The other equilibrium is when each neighborhood is exactly 50% green and 50% blue. Then nobody benefits from switching because they all prefer to be in 50%/50% neighborhoods, and moving would mess that up.

Unfortunately, this last equilibrium is "unstable." If you jostle it a little, say, making the blue/green mix 53%/47% in neighborhood A (and hence 47%/53% in neighborhood B) then a green person in A thinks, "Ideally, I'd love to convince 3% of the greens in B to switch places with 3% of the blues in A, to get back to 50%/50% mix, but, unfortunately, I have no such power over them. However, if I move from A to B, I will be happier than I am now, because I prefer to be in the majority if there is an unequal mix.) Similarly, the blues in neighborhood B have reason to want to move to A. So what happens is a horrible surge towards segregation.
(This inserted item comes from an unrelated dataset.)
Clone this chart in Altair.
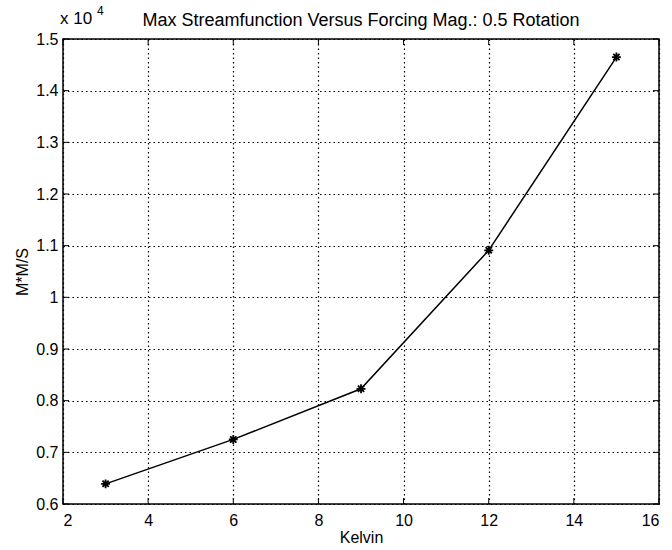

Now, of course, this is only a theoretical game. Still, it's remarkable that, even with an optimistic view where living in the 50%/50% neighborhood is considered ideal by everybody, you get something like a mutual "white flight" just by assuming that people prefer to be in the majority rather than the minority.

Now, most segregation is, of course, not of this kind. But this game can be applied to, say, school choice in public schools. If a school system allows parents to pick schools for their kids, without the system enforcing racial balance in each school, you might well get a self-segregation in the system, even if everything is fair, even if all parents agree they'd prefer perfect racial integration.
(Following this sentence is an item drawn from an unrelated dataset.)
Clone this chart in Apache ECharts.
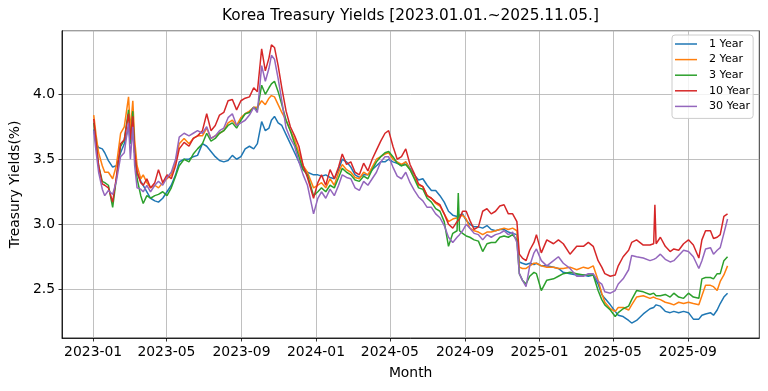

On the other hand, consider a converse case. Let's say you have N men and N women. A simple model here might make people prefer to be in the sexual minority in a neighborhood, and even prefer being the only man or woman in a neighborhood. (Okay, that's a bit extreme.) In this case, oddly, the people rush towards purely mixed neighborhoods. In this case, nobody wants to be in the majority, so the rush is towards equality.